Rahkeem Cornwall does not bowl mystery balls. He does not have an action that is automatically accompanied with a whirring sound in your head when you watch it. He does not bound into the crease, nor is he a bundle of energy. Rahkeem Cornwall does not look like a bowler, in fact. That is until you watch him bowl.

Yes, we will get to his imposing physique and presence in a bit, but once the cricket starts, that fades into irrelevance anyway. Because what you see is how the ball dangles as if telling gravity to hold off for a bit, and then plummets. You see how Cornwall manages to find a consistent area to land the ball in, which gives batsmen neither the freedom to extend hands or feet to drive, nor room to cut and flick with impunity. You see how he does it over after over, hour after hour.

All of Cornwall's skills as a bowler were on display on the first day of West Indies' one-off Test against Afghanistan in Lucknow. West Indies seemed to have given away the initiative, partly of their own making and partly due to the solidity of Afghanistan's top order. Jason Holder won the toss and became only the second visiting captain since Steve Waugh in February 2001 to choose to bowl first in India. The only other man who had done it since Waugh was Dinesh Chandimal on an unusually green Kolkata pitch in a rain-affected Test.

Holder's decision looked like it would haunt West Indies when Afghanistan were motoring at 84 for 1. However, they realised quickly that this wasn't a pitch on which they were going to blast Afghanistan out in a session, and adjusted their bowling plans accordingly. Holder bowled in miserly fashion, and Cornwall came on in the ninth over, finding immediate purchase.

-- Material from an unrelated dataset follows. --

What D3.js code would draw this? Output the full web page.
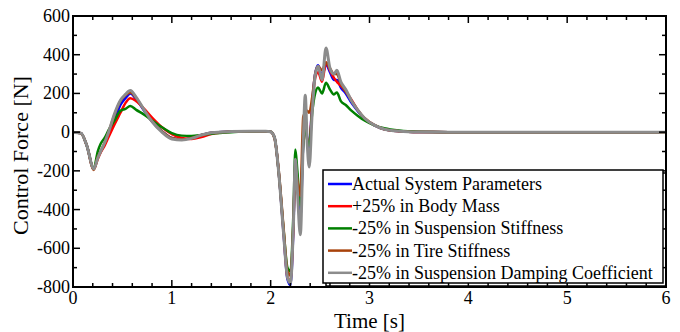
<!DOCTYPE html>
<html><head><meta charset="utf-8">
<script src="https://cdn.jsdelivr.net/npm/d3@7"></script>
<style>html,body{margin:0;padding:0;background:#fff;}svg{display:block;} svg text{font-family:"Liberation Serif","DejaVu Serif",serif;}</style>
</head><body>
<script>
const seriesNames = ["Actual System Parameters","+25% in Body Mass","-25% in Suspension Stiffness","-25% in Tire Stiffness","-25% in Suspension Damping Coefficient"];
const seriesColors = ["#0000ff","#ff0000","#008000","#a8420a","#8c8c8c"];
const time = [0,0.08,0.14,0.21,0.25,0.28,0.32,0.36,0.42,0.48,0.53,0.58,0.64,0.72,0.8,0.9,1.0,1.1,1.2,1.3,1.4,1.6,1.8,1.95,2.0,2.04,2.08,2.13,2.17,2.2,2.23,2.25,2.27,2.3,2.33,2.35,2.37,2.39,2.42,2.45,2.48,2.52,2.56,2.6,2.64,2.67,2.71,2.76,2.82,2.88,2.95,3.05,3.15,3.3,3.5,3.8,6];
const actual = [0,-5,-70,-190,-130,-100,-60,-10,60,140,175,200,170,110,55,5,-30,-38,-30,-15,-3,3,5,5,2,-30,-200,-520,-760,-790,-500,-170,-260,-450,-50,80,-30,-80,150,300,345,290,350,310,270,270,230,200,150,110,70,35,15,5,1,0,0];
const bodyMass = [0,-5,-70,-192,-140,-105,-70,-25,40,100,150,175,160,120,75,25,-10,-30,-35,-25,-10,2,5,5,2,-30,-200,-510,-750,-770,-480,-150,-240,-350,-40,60,-40,-60,130,280,310,260,360,320,280,260,240,210,165,115,72,36,15,5,1,0,0];
const suspStiff = [0,-5,-70,-188,-100,-60,-30,10,60,110,120,135,115,90,60,25,-5,-18,-20,-15,-8,0,3,4,2,-30,-200,-500,-700,-720,-420,-90,-200,-380,-60,40,-40,-70,100,200,230,200,255,220,195,205,160,140,110,85,60,35,20,8,2,0,0];
const tireStiff = [0,-5,-70,-195,-130,-100,-55,0,90,160,190,205,175,115,55,5,-30,-38,-30,-15,-3,3,5,5,2,-35,-190,-490,-720,-740,-470,-180,-250,-330,80,100,110,100,180,300,340,320,360,330,300,300,250,210,160,115,72,36,15,5,1,0,0];
const damping = [0,-5,-70,-190,-135,-100,-55,0,95,165,195,215,180,115,55,0,-35,-40,-32,-15,-3,3,5,5,2,-30,-200,-520,-750,-780,-480,-140,-300,-530,-40,190,-60,-180,100,290,340,270,435,330,300,320,260,220,160,115,72,36,15,5,1,0,0];
const seriesValues = [actual, bodyMass, suspStiff, tireStiff, damping];
const xTicks = [0,1,2,3,4,5,6];
const yTicks = [-800,-600,-400,-200,0,200,400,600];

const W = 680, H = 332;
const m = {left:73, right:14, top:16, bottom:45};
const svg = d3.select("body").append("svg").attr("width",W).attr("height",H);
const x = d3.scaleLinear().domain([0,6]).range([m.left, W-m.right]);
const y = d3.scaleLinear().domain([-800,600]).range([H-m.bottom, m.top]);

const plot = svg.append("g");
const line = d3.line().x((d,i)=>x(time[i])).y(d=>y(d)).curve(d3.curveMonotoneX);
seriesValues.forEach((vals,k)=>{
  plot.append("path").datum(vals).attr("d",line).attr("fill","none")
    .attr("stroke",seriesColors[k]).attr("stroke-width",k===4?3:2.5).attr("stroke-linejoin","round");
});

const g = svg.append("g").attr("stroke","#000");
const xMinor = d3.range(0,6.001,0.2);
const yMinor = d3.range(-800,600.1,100);
xMinor.forEach(v=>{
  const major = Math.abs(v-Math.round(v))<1e-6;
  const L = major?7:4;
  g.append("line").attr("x1",x(v)).attr("x2",x(v)).attr("y1",y(-800)).attr("y2",y(-800)-L).attr("stroke-width",1.5);
  g.append("line").attr("x1",x(v)).attr("x2",x(v)).attr("y1",y(600)).attr("y2",y(600)+L).attr("stroke-width",1.5);
});
yMinor.forEach(v=>{
  const major = Math.abs(v%200)<1e-6;
  const L = major?7:4;
  g.append("line").attr("y1",y(v)).attr("y2",y(v)).attr("x1",x(0)).attr("x2",x(0)+L).attr("stroke-width",1.5);
  g.append("line").attr("y1",y(v)).attr("y2",y(v)).attr("x1",x(6)).attr("x2",x(6)-L).attr("stroke-width",1.5);
});
svg.append("rect").attr("x",x(0)).attr("y",y(600)).attr("width",x(6)-x(0)).attr("height",y(-800)-y(600))
  .attr("fill","none").attr("stroke","#000").attr("stroke-width",2);

svg.append("g").selectAll("text").data(xTicks).join("text")
  .attr("x",d=>x(d)).attr("y",y(-800)+17).attr("text-anchor","middle")
  .attr("font-size",18).text(d=>d);
svg.append("g").selectAll("text").data(yTicks).join("text")
  .attr("x",x(0)-3).attr("y",d=>y(d)+6).attr("text-anchor","end")
  .attr("font-size",18).text(d=>d);

svg.append("text").attr("x",(x(0)+x(6))/2).attr("y",328).attr("text-anchor","middle")
  .attr("font-size",21).text("Time [s]");
svg.append("text").attr("transform",`translate(28,${(y(600)+y(-800))/2+4}) rotate(-90)`).attr("text-anchor","middle")
  .attr("font-size",22).text("Control Force [N]");

const lg = svg.append("g");
const lx = 323, ly = 170, lw = 340, lh = 113;
lg.append("rect").attr("x",lx+3).attr("y",ly+3).attr("width",lw).attr("height",lh).attr("fill","none").attr("stroke","#000").attr("stroke-width",1.5);
lg.append("rect").attr("x",lx).attr("y",ly).attr("width",lw).attr("height",lh).attr("fill","#fff").attr("stroke","#000").attr("stroke-width",1.5);
seriesNames.forEach((n,k)=>{
  const yy = ly + 14 + k*22.2;
  lg.append("line").attr("x1",lx+5).attr("x2",lx+29).attr("y1",yy).attr("y2",yy).attr("stroke",seriesColors[k]).attr("stroke-width",2.5);
  lg.append("text").attr("x",lx+29).attr("y",yy+6).attr("font-size",18).text(n);
});
</script>
</body></html>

He almost always had three men catching around the bat - slip, short leg and leg slip. The three formed a perfect suffocating collar for Cornwall's bowling. There was already sharp turn on offer, which meant short leg and leg slip were in play if the batsman didn't defend in line with the ball. Leg slip also worked to limit the back-and-across whip, and Cornwall in fact got his fourth wicket when debutant Nasir Jamal flicked the ball into Holder's hands.

Slip was in play through the day - not because of the number of outside edges Cornwall drew, but because he showed off a topspinner that went on straight, bringing to life the adage, "the most dangerous ball on a turning pitch is the one that goes on straight."

"Basically if the ball is spinning you just have to make sure you get your topspinner right and that's the one that goes on [straight]," Cornwall later said.

He had earlier told TV commentator Alistair Campbell that his game plan was to keep things simple. "It's all about being consistent and putting the ball in the right areas, and the result will come. My strength comes from my upper body. I try to stay as balanced as possible."

He ended with 7 for 75, the best figures by a West Indies spinner in the first innings since Jack Noreiga's 9 for 95 in Sunil Gavaskar's debut Test in 1971. Afghanistan were bowled out for 187, a total West Indies may have envisaged when sticking them in, but it came about in a way they may not have predicted.

Amir Hamza, the debutant who made Afghanistan's second highest score at No. 9, agreed with Cornwall's own assessment, though he added that the bowler's height gave him the advantage of additional bounce.

"He was putting the ball in good areas, and I think we also made some mistakes," Hamza said. "He was bowling the arm ball and the normal one, only these two. He has good height, which is why he got bounce and turn as well."

The strength in the upper body undoubtedly helped with Cornwall's long spell, his height naturally afforded extra bounce, lethally so to remove Asghar Afghan. But it was all possible only because of Cornwall's exemplary control and skill at giving the ball a gymnast's loop and hang-time, while disguising it enough that the one that went on straight wasn't picked.

Cornwall bowled 25.3 overs on the day, and the batsmen weren't in control of 35 balls, almost a quarter of his deliveries. But even when they were in control, they could score at only 2.94.

Another illustration of control: there were only 11 sweeps or reverse-sweeps played off Cornwall, only 10 balls were driven, and a mere two were cut. Cornwall just found a spot and kept the ball there. The natural assistance from the conditions and his own skill did the rest.

Cornwall bowled an uninterrupted spell of 21 overs either side of the lunch break, allying that skill and control with stamina.